Birgit Zotz
Ich saß in meiner ersten Vorlesung der Kultur- und Sozialanthropologie (Ethnologie) an der Universität und hörte den Professor zu „Religionsethnologie und Bewusstseinsforschung“. Zu diesem Zeitpunkt war ich vierundzwanzig Jahre alt und hatte gerade realisiert, dass in meiner schon bisher – naja, sagen wir mal – kurvigen Biografie die nächste Abzweigung ansteht.
Ich hatte zuvor Tourismusmanagement an der Wirtschaftsuniversität studiert und realisierte, was ich schon lange gefühlt hatte: „Damit werde ich mich nicht den Rest meines Lebens beschäftigen.“
Der erwähnte Professor zeigte dieses Bild: „Die blinden Männer und der Elefant“. Mehrere blinde Männer stehen um einen Elefanten, und jeder von ihnen ertastet dort, wo er steht, das Tier. Sie diskutieren nun darüber, wie ein Elefant aussieht, und sind sich äußerst uneinig in ihren Beschreibungen: Einer steht am Rüssel und sagt: „Der Elefant hat die Form eines Schlauchs.“ Ein anderer tastet den Bauch und meint, er hätte eher die Form einer liegenden Tonne. Jener der den Schwanz tastet, kommt zu dem Schluss, er hätte die Form eines Seiles; der Mann am Bein ertastet eine Säule; usw.
Der Professor erklärte anhand dieses Bildes, wie er wissenschaftliche Forschung einordnete und, dass es immer nur ein kleiner Ausschnitt ist, den wir mit unserem Alltagsbewusstsein erfassen können. Er sprach von außergewöhnlichen Bewusstseinszuständen, die in vielen Gesellschaften durch Riten hervorgerufen werden. Und, dass wir davon mit unseren wissenschaftlichen Methoden eben auch nur einen Ausschnitt verstehen können.
Wie ihr man sich denken kann, unterschied sich diese Vorlesung massiv von meinen bisherigen an der Wirtschaftsuniversität. Ich war mir aber absolut sicher, dass ich das studieren möchte. Nebenbei bemerkt, war dieser Professor als eine absolute Ausnahmeerscheinung auch an diesem Institut nicht unumstritten.
Das Bild von den blinden Männern und dem Elefanten trage ich bis heute sehr lebendig in mir: Ich weiß, dass ich den ganzen Elefanten nur erahnen kann, aber es ist durchaus möglich, die Position eines an anderer Stelle Tastenden unvoreingenommen einzunehmen und so ein Stück mehr zu verstehen.

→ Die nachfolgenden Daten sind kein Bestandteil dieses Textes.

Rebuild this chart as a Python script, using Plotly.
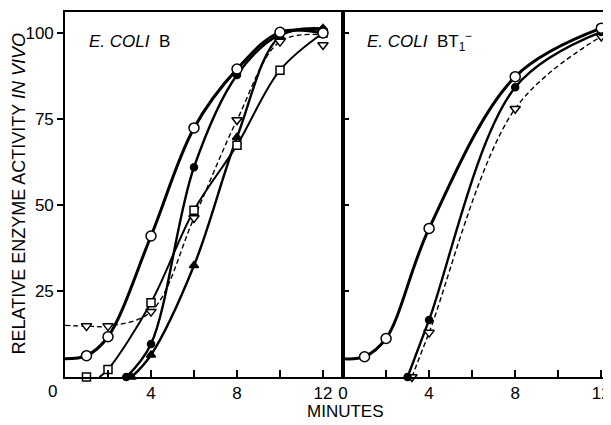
import plotly.graph_objects as go

# ---------------- data ----------------
# Left panel: E. coli B
b_open_t = [1, 2, 4, 6, 8, 10, 12]
b_open_v = [6.2, 11.7, 41, 72.4, 89.5, 100.2, 100]
b_open_start = [0, 5.3]

b_fcirc_t = [2.85, 4, 6, 8, 10, 12]
b_fcirc_v = [0, 9.6, 61, 87.8, 99.5, 101]

b_ftri_t = [3.1, 4, 6, 8, 10, 12]
b_ftri_v = [0, 6.4, 32.4, 69.7, 99, 101.3]

b_sq_t = [1, 2, 4, 6, 8, 10, 12]
b_sq_v = [0, 2.2, 21.6, 48.5, 67.4, 89.2, 100]
b_sq_start = [1.6, 0]

b_itri_t = [1, 2, 4, 6, 8, 10, 12]
b_itri_v = [14.8, 14.8, 19, 46.2, 74.7, 97.5, 96.5]
b_itri_start = [0, 15]
b_itri_end = [12, 99.5]

# Right panel: E. coli BT1-
r_open_t = [1, 2, 4, 8, 12]
r_open_v = [5.9, 11.2, 43.2, 87.3, 101.4]
r_open_start = [0, 5.3]

r_fcirc_t = [3, 4, 8, 12]
r_fcirc_v = [0, 16.6, 84.2, 100.3]

r_itri_t = [3.2, 4, 8, 12]
r_itri_v = [0, 12.9, 78, 99]

x_ticks_left = [4, 8, 12]
x_ticks_right = [0, 4, 8, 12]
x_minor_step = 2
y_ticks = [25, 50, 75, 100]

# ---------------- figure ----------------
FONT = "Liberation Sans, Arial, sans-serif"
fig = go.Figure()


def line(x, y, xa, ya, width=2.2, dash="solid"):
    fig.add_trace(go.Scatter(x=x, y=y, mode="lines", xaxis=xa, yaxis=ya,
                             line=dict(color="black", width=width, dash=dash,
                                       shape="spline", smoothing=1.0),
                             hoverinfo="skip", showlegend=False))


def marks(x, y, xa, ya, symbol, fill, size):
    fig.add_trace(go.Scatter(x=x, y=y, mode="markers", xaxis=xa, yaxis=ya,
                             marker=dict(symbol=symbol, color=fill, size=size,
                                         line=dict(color="black", width=1.5)),
                             cliponaxis=False, showlegend=False))


# left lines
line([b_sq_start[0]] + b_sq_t[1:], [b_sq_start[1]] + b_sq_v[1:], "x", "y", 2.0)
line([b_itri_start[0]] + b_itri_t[:-1] + [b_itri_end[0]],
     [b_itri_start[1]] + b_itri_v[:-1] + [b_itri_end[1]], "x", "y", 1.4, "5px,3px")
line(b_ftri_t, b_ftri_v, "x", "y", 2.4)
line(b_fcirc_t, b_fcirc_v, "x", "y", 2.4)
line([b_open_start[0]] + b_open_t, [b_open_start[1]] + b_open_v, "x", "y", 3.0)
# left markers
marks(b_sq_t, b_sq_v, "x", "y", "square", "white", 8)
marks(b_itri_t, b_itri_v, "x", "y", "triangle-down", "white", 9)
marks(b_ftri_t, b_ftri_v, "x", "y", "triangle-up", "black", 8)
marks(b_fcirc_t, b_fcirc_v, "x", "y", "circle", "black", 7)
marks(b_open_t, b_open_v, "x", "y", "circle", "white", 10)

# right lines
line(r_itri_t, r_itri_v, "x2", "y2", 1.4, "5px,3px")
line(r_fcirc_t, r_fcirc_v, "x2", "y2", 2.4)
line([r_open_start[0]] + r_open_t, [r_open_start[1]] + r_open_v, "x2", "y2", 3.0)
# right markers
marks(r_itri_t, r_itri_v, "x2", "y2", "triangle-down", "white", 9)
marks(r_fcirc_t, r_fcirc_v, "x2", "y2", "circle", "black", 7)
marks(r_open_t, r_open_v, "x2", "y2", "circle", "white", 10)

# page has an 8px body margin: figure is placed at (8, 8)
W, H = 603, 417
ML, MR, MT, MB = 57, 0, 4, 48
PW = W - ML - MR
PH = H - MT - MB
split = (343 - 65) / PW

axis_common = dict(showgrid=False, zeroline=False, showline=True, linecolor="black",
                   linewidth=1.6, tickcolor="black", tickwidth=1.5,
                   tickfont=dict(family=FONT, size=17, color="black"))
minor_x = dict(tick0=0, dtick=x_minor_step, ticks="inside", ticklen=7, tickwidth=1.5,
               tickcolor="black", showgrid=False)

fig.update_layout(
    width=W, height=H,
    margin=dict(l=ML, r=MR, t=MT, b=MB, pad=0),
    paper_bgcolor="white", plot_bgcolor="white",
    xaxis=dict(domain=[0, split], range=[0, 12.93], tickvals=x_ticks_left,
               ticks="inside", ticklen=7, mirror=True, minor=minor_x,
               anchor="y", **axis_common),
    xaxis2=dict(domain=[split, 1], range=[0, 12.45], tickvals=x_ticks_right,
                ticks="inside", ticklen=7, mirror=True, minor=minor_x,
                anchor="y2", **axis_common),
    yaxis=dict(domain=[0, 1], range=[0, 106.1], tickvals=y_ticks, ticks="outside",
               ticklen=6, mirror=True, anchor="x", **axis_common),
    yaxis2=dict(domain=[0, 1], range=[0, 106.1], tickvals=y_ticks, ticks="inside",
                ticklen=6, showticklabels=False, anchor="x2", **axis_common),
    annotations=[
        dict(text="<i>E. COLI</i>  B", x=1.02, y=97.4, xref="x", yref="y",
             xanchor="left", yanchor="middle", showarrow=False,
             font=dict(family=FONT, size=17, color="black")),
        dict(text="<i>E. COLI</i>  BT<sub>1</sub><sup>−</sup>", x=1.02, y=97.4,
             xref="x2", yref="y2", xanchor="left", yanchor="middle", showarrow=False,
             font=dict(family=FONT, size=17, color="black")),
        dict(text="0", x=(52 - 65) / PW, y=(377 - 391) / PH, xref="paper", yref="paper",
             xanchor="center", yanchor="middle", showarrow=False,
             font=dict(family=FONT, size=17, color="black")),
        dict(text="MINUTES", x=(345 - 65) / PW, y=(377 - 411) / PH, xref="paper",
             yref="paper", xanchor="center", yanchor="middle", showarrow=False,
             font=dict(family=FONT, size=17, color="black")),
        dict(text="RELATIVE ENZYME ACTIVITY <i>IN VIVO</i>", x=(18 - 65) / PW, y=0.5,
             xref="paper", yref="paper", xanchor="center", yanchor="middle",
             textangle=-90, showarrow=False,
             font=dict(family=FONT, size=18, color="black")),
    ],
)

fig.write_html("out.html")
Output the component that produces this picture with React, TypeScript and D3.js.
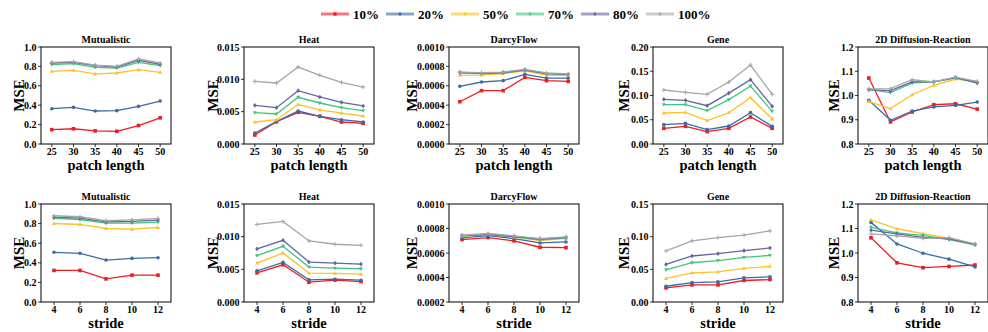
import React from 'react';
import * as d3 from 'd3';

const seriesNames = ['10%', '20%', '50%', '70%', '80%', '100%'];
const seriesColors = ['#ee1c25', '#3b6ba5', '#ffc125', '#3dc67d', '#6464a4', '#a6a6a6'];
const seriesMarkers = ['square', 'circle', 'triUp', 'triDown', 'diamond', 'plus'];

const patchLengths = [25, 30, 35, 40, 45, 50];
const strides = [4, 6, 8, 10, 12];
const titles = ['Mutualistic', 'Heat', 'DarcyFlow', 'Gene', '2D Diffusion-Reaction'];

// Row 1: patch length
const mutualisticPatch = [
  [0.148, 0.157, 0.135, 0.131, 0.19, 0.27],
  [0.364, 0.378, 0.34, 0.344, 0.388, 0.443],
  [0.749, 0.76, 0.722, 0.732, 0.766, 0.739],
  [0.818, 0.828, 0.79, 0.783, 0.842, 0.808],
  [0.835, 0.842, 0.808, 0.794, 0.863, 0.821],
  [0.842, 0.849, 0.814, 0.8, 0.876, 0.835],
];
const heatPatch = [
  [0.00139, 0.00345, 0.0049, 0.00428, 0.0034, 0.0032],
  [0.0017, 0.00345, 0.0051, 0.00428, 0.00376, 0.0034],
  [0.0034, 0.00376, 0.00613, 0.00526, 0.00479, 0.00433],
  [0.00485, 0.00464, 0.00722, 0.00634, 0.00562, 0.00515],
  [0.00598, 0.00562, 0.00825, 0.00727, 0.00644, 0.00588],
  [0.00969, 0.00943, 0.0119, 0.01062, 0.00954, 0.00881],
];
const darcyPatch = [
  [0.000436, 0.00055, 0.00055, 0.000687, 0.000653, 0.000646],
  [0.000595, 0.000639, 0.000653, 0.000718, 0.00068, 0.00068],
  [0.000708, 0.000711, 0.000725, 0.000753, 0.000711, 0.000708],
  [0.000732, 0.000725, 0.000732, 0.00076, 0.000722, 0.000715],
  [0.000738, 0.00073, 0.000737, 0.000765, 0.000727, 0.000718],
  [0.000742, 0.000735, 0.000742, 0.00077, 0.000732, 0.000722],
];
const genePatch = [
  [0.0323, 0.0364, 0.0254, 0.0323, 0.0557, 0.0323],
  [0.0399, 0.0426, 0.0296, 0.0371, 0.0646, 0.0364],
  [0.0639, 0.0653, 0.0481, 0.0646, 0.0955, 0.0515],
  [0.0811, 0.0811, 0.0687, 0.0914, 0.1196, 0.0674],
  [0.0921, 0.09, 0.079, 0.105, 0.1326, 0.0777],
  [0.1113, 0.1065, 0.1024, 0.1278, 0.1629, 0.1024],
];
const diffusionPatch = [
  [1.072, 0.891, 0.932, 0.962, 0.966, 0.944],
  [0.98, 0.898, 0.936, 0.953, 0.959, 0.973],
  [0.975, 0.946, 1.003, 1.042, 1.068, 1.058],
  [1.024, 1.012, 1.052, 1.056, 1.072, 1.052],
  [1.024, 1.02, 1.056, 1.056, 1.075, 1.052],
  [1.027, 1.028, 1.065, 1.056, 1.076, 1.058],
];

// Row 2: stride
const mutualisticStride = [
  [0.322, 0.322, 0.236, 0.274, 0.274],
  [0.507, 0.497, 0.428, 0.445, 0.452],
  [0.801, 0.791, 0.75, 0.743, 0.76],
  [0.853, 0.842, 0.805, 0.805, 0.815],
  [0.866, 0.856, 0.818, 0.822, 0.836],
  [0.88, 0.87, 0.829, 0.839, 0.853],
];
const heatStride = [
  [0.00447, 0.0057, 0.00303, 0.00334, 0.00313],
  [0.00478, 0.00606, 0.00339, 0.00349, 0.00334],
  [0.00596, 0.0075, 0.00442, 0.00437, 0.00426],
  [0.00709, 0.00853, 0.00534, 0.00519, 0.00509],
  [0.00812, 0.00945, 0.00611, 0.00596, 0.0058],
  [0.01187, 0.01233, 0.00935, 0.00884, 0.00868],
];
const darcyStride = [
  [0.00071, 0.000726, 0.000699, 0.000647, 0.000644],
  [0.000723, 0.000742, 0.000718, 0.000682, 0.00069],
  [0.000737, 0.00075, 0.000731, 0.000701, 0.00072],
  [0.00074, 0.00075, 0.000732, 0.000707, 0.000723],
  [0.000742, 0.000753, 0.000734, 0.000715, 0.000726],
  [0.000745, 0.000759, 0.00074, 0.000718, 0.000732],
];
const geneStride = [
  [0.0216, 0.0262, 0.0262, 0.0329, 0.0344],
  [0.0241, 0.0298, 0.0308, 0.037, 0.0385],
  [0.036, 0.0447, 0.0462, 0.0514, 0.0545],
  [0.0493, 0.0601, 0.0632, 0.0683, 0.0714],
  [0.0575, 0.0704, 0.074, 0.0786, 0.0827],
  [0.0781, 0.0935, 0.0986, 0.1022, 0.1089],
];
const diffusionStride = [
  [1.062, 0.96, 0.94, 0.945, 0.951],
  [1.125, 1.037, 0.999, 0.975, 0.943],
  [1.135, 1.099, 1.079, 1.06, 1.033],
  [1.105, 1.082, 1.072, 1.055, 1.033],
  [1.093, 1.078, 1.064, 1.058, 1.035],
  [1.078, 1.07, 1.06, 1.063, 1.037],
];

// Y axis settings per panel: [min, max, step, decimals]
const yPatchDomains = [[0, 1, 0.2, 1], [0, 0.015, 0.005, 3], [0, 0.001, 0.0002, 4], [0, 0.2, 0.05, 2], [0.8, 1.2, 0.1, 1]];
const yStrideDomains = [[0, 1, 0.2, 1], [0, 0.015, 0.005, 3], [0.0002, 0.001, 0.0002, 4], [0, 0.15, 0.05, 2], [0.8, 1.2, 0.1, 1]];

const patchData = [mutualisticPatch, heatPatch, darcyPatch, genePatch, diffusionPatch];
const strideData = [mutualisticStride, heatStride, darcyStride, geneStride, diffusionStride];

const W = 988;
const H = 332;
const FONT = 'Liberation Serif';
const panelLefts = [41, 244, 449, 653, 858];
const panelWidth = 130;
const yLabelOffsets = [17, 26, 32, 24, 19];
const rows = [
  { top: 47, bottom: 144, xs: patchLengths, xDomain: [22.5, 52.5], xLabel: 'patch length', data: patchData, yd: yPatchDomains },
  { top: 204, bottom: 302, xs: strides, xDomain: [3, 13], xLabel: 'stride', data: strideData, yd: yStrideDomains },
];

function Marker({ type, x, y, color, s = 1.8 }: { type: string; x: number; y: number; color: string; s?: number }) {
  switch (type) {
    case 'square':
      return <rect x={x - s} y={y - s} width={2 * s} height={2 * s} fill={color} />;
    case 'circle':
      return <circle cx={x} cy={y} r={s} fill={color} />;
    case 'triUp':
      return <path d={`M${x},${y - s * 1.2}L${x + s * 1.1},${y + s * 0.8}L${x - s * 1.1},${y + s * 0.8}Z`} fill={color} />;
    case 'triDown':
      return <path d={`M${x},${y + s * 1.2}L${x + s * 1.1},${y - s * 0.8}L${x - s * 1.1},${y - s * 0.8}Z`} fill={color} />;
    case 'diamond':
      return <path d={`M${x},${y - s * 1.3}L${x + s},${y}L${x},${y + s * 1.3}L${x - s},${y}Z`} fill={color} />;
    default:
      return <path d={`M${x - s * 1.2},${y}H${x + s * 1.2}M${x},${y - s * 1.2}V${y + s * 1.2}`} stroke={color} strokeWidth={1} />;
  }
}

function Panel({ row, idx }: { row: any; idx: number }) {
  const left = panelLefts[idx];
  const right = left + panelWidth;
  const [ymin, ymax, step, dec] = row.yd[idx];
  const x = d3.scaleLinear().domain(row.xDomain).range([left, right]);
  const y = d3.scaleLinear().domain([ymin, ymax]).range([row.bottom, row.top]);
  const yTicks = d3.range(ymin, ymax + step / 2, step);
  const fmt = d3.format(`.${dec}f`);
  const line = d3.line<number>().x((_, i) => x(row.xs[i])).y((v) => y(v));
  const series: number[][] = row.data[idx];
  return (
    <g>
      <text x={(left + right) / 2} y={row.top - 4} textAnchor="middle" fontSize={10} fontWeight="bold" fontFamily={FONT}>
        {titles[idx]}
      </text>
      {series.map((vals, si) => (
        <g key={si}>
          <path d={line(vals) || ''} fill="none" stroke={seriesColors[si]} strokeWidth={1.3} />
          {vals.map((v, i) => (
            <Marker key={i} type={seriesMarkers[si]} x={x(row.xs[i])} y={y(v)} color={seriesColors[si]} />
          ))}
        </g>
      ))}
      <rect x={left} y={row.top} width={panelWidth} height={row.bottom - row.top} fill="none" stroke="#000" strokeWidth={1} />
      {yTicks.map((t: number, i: number) => (
        <g key={i}>
          <line x1={left - 3} x2={left} y1={y(t)} y2={y(t)} stroke="#000" strokeWidth={0.8} />
          <text x={left - 4.5} y={y(t)} dy="0.35em" textAnchor="end" fontSize={10} fontWeight="bold" fontFamily={FONT}>
            {fmt(t)}
          </text>
        </g>
      ))}
      {row.xs.map((t: number, i: number) => (
        <g key={i}>
          <line x1={x(t)} x2={x(t)} y1={row.bottom} y2={row.bottom + 3} stroke="#000" strokeWidth={0.8} />
          <text x={x(t)} y={row.bottom + 10.5} textAnchor="middle" fontSize={10} fontWeight="bold" fontFamily={FONT}>
            {t}
          </text>
        </g>
      ))}
      <text x={(left + right) / 2} y={row.bottom + 25.5} textAnchor="middle" fontSize={14.5} fontWeight="bold" fontFamily={FONT}>
        {row.xLabel}
      </text>
      <text
        transform={`translate(${left - yLabelOffsets[idx]},${(row.top + row.bottom) / 2}) rotate(-90)`}
        textAnchor="middle"
        fontSize={15}
        fontWeight="bold"
        fontFamily={FONT}
      >
        MSE
      </text>
    </g>
  );
}

function Legend() {
  const startX = 321;
  const cy = 14;
  const lineW = 28;
  let cx = startX;
  const items = seriesNames.map((name, i) => {
    const textW = name.length === 4 ? 32.5 : 26;
    const gx = cx;
    cx += lineW + 4 + textW + 7;
    return (
      <g key={i}>
        <line x1={gx} x2={gx + lineW} y1={cy} y2={cy} stroke={seriesColors[i]} strokeWidth={3} strokeOpacity={0.6} />
        <Marker type={seriesMarkers[i]} x={gx + lineW / 2} y={cy} color={seriesColors[i]} s={1.6} />
        <text x={gx + lineW + 4} y={cy} dy="0.35em" fontSize={13} fontWeight="bold" fontFamily={FONT}>
          {name}
        </text>
      </g>
    );
  });
  return <g>{items}</g>;
}

export default function App() {
  return (
    <svg width={W} height={H} style={{ position: 'absolute', left: 0, top: 0, background: '#fff' }}>
      <rect width={W} height={H} fill="#fff" />
      <Legend />
      {rows.map((row, ri) => (
        <g key={ri}>
          {titles.map((_, idx) => (
            <Panel key={idx} row={row} idx={idx} />
          ))}
        </g>
      ))}
    </svg>
  );
}
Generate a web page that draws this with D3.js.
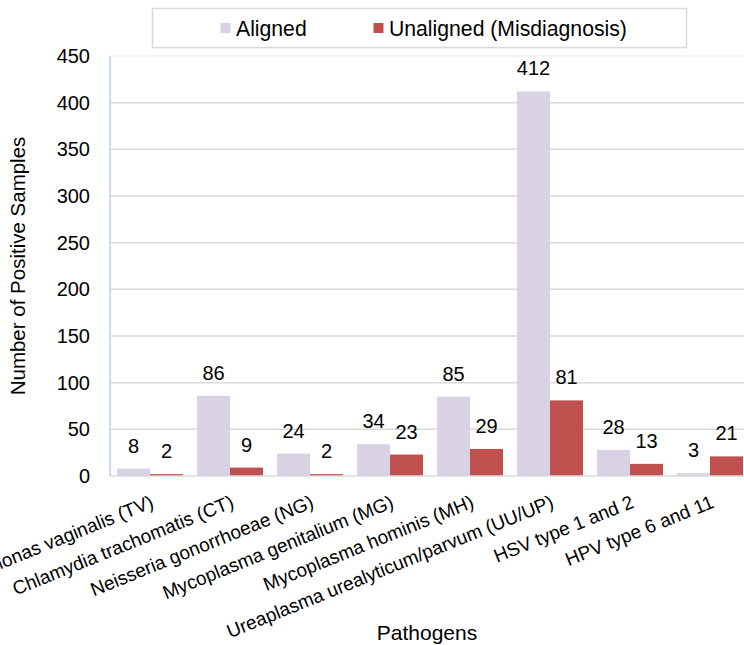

Diese Parabel wird in mehreren spirituellen Richtungen tradiert. Sie entstand auf dem indischen Subkontinent. Ihre älteste Erwähnung findet sich im buddhistischen Text Udāna (6.4), der um 500 v. Chr. entstand, obwohl die Geschichte vielleicht in mündlicher Form weitergegeben, älter ist. Darüber hinaus findet sie sich in hinduistischen, jainistischen und Sufi-Texten.
Im Buddhismus wendete man das Gleichnis auf religiöse Streitigkeiten an, bei denen keiner die ganze Wahrheit sieht. Im Jainismus stellte man damit die vielen Dimensionen dar, in denen sich die Wahrheit zeigen kann, und der Sufi Rumi zeigte daran die limitierte Wahrnehmung des Bewusstseins. Im Rigveda heißt es sinngemäß: „Es gibt nur eine Wirklichkeit, doch verschieden reden die Weisen davon.“
Manche Religionen und Einzelne beanspruchen, die Wahrheit zu kennen. Ihre subjektive Wahrnehmung kann zwar richtig sein, gilt aber nur für den jeweils gesehenen Ausschnitt.
Wir erkennen oft nicht, dass wir nur einen limitierten Ausschnitt überblicken und bilden uns trotzdem unsere Wahrheiten. Ein Perspektivwechsel, in dem eine „fremde“ Position eingenommen und als gleichwertig zur eigenen betrachtet wird, kann Erkenntnisse bringen. Also auf! Gehen wir vom Rüssel zum rechten Vorderbein. Interkulturelle Spiritualität macht genau das: Tasten an unterschiedlichen Positionen. Zudem fragt sie, ob das Wesentliche, also das Wesen des Elefanten, überhaupt „ertastbar“ ist.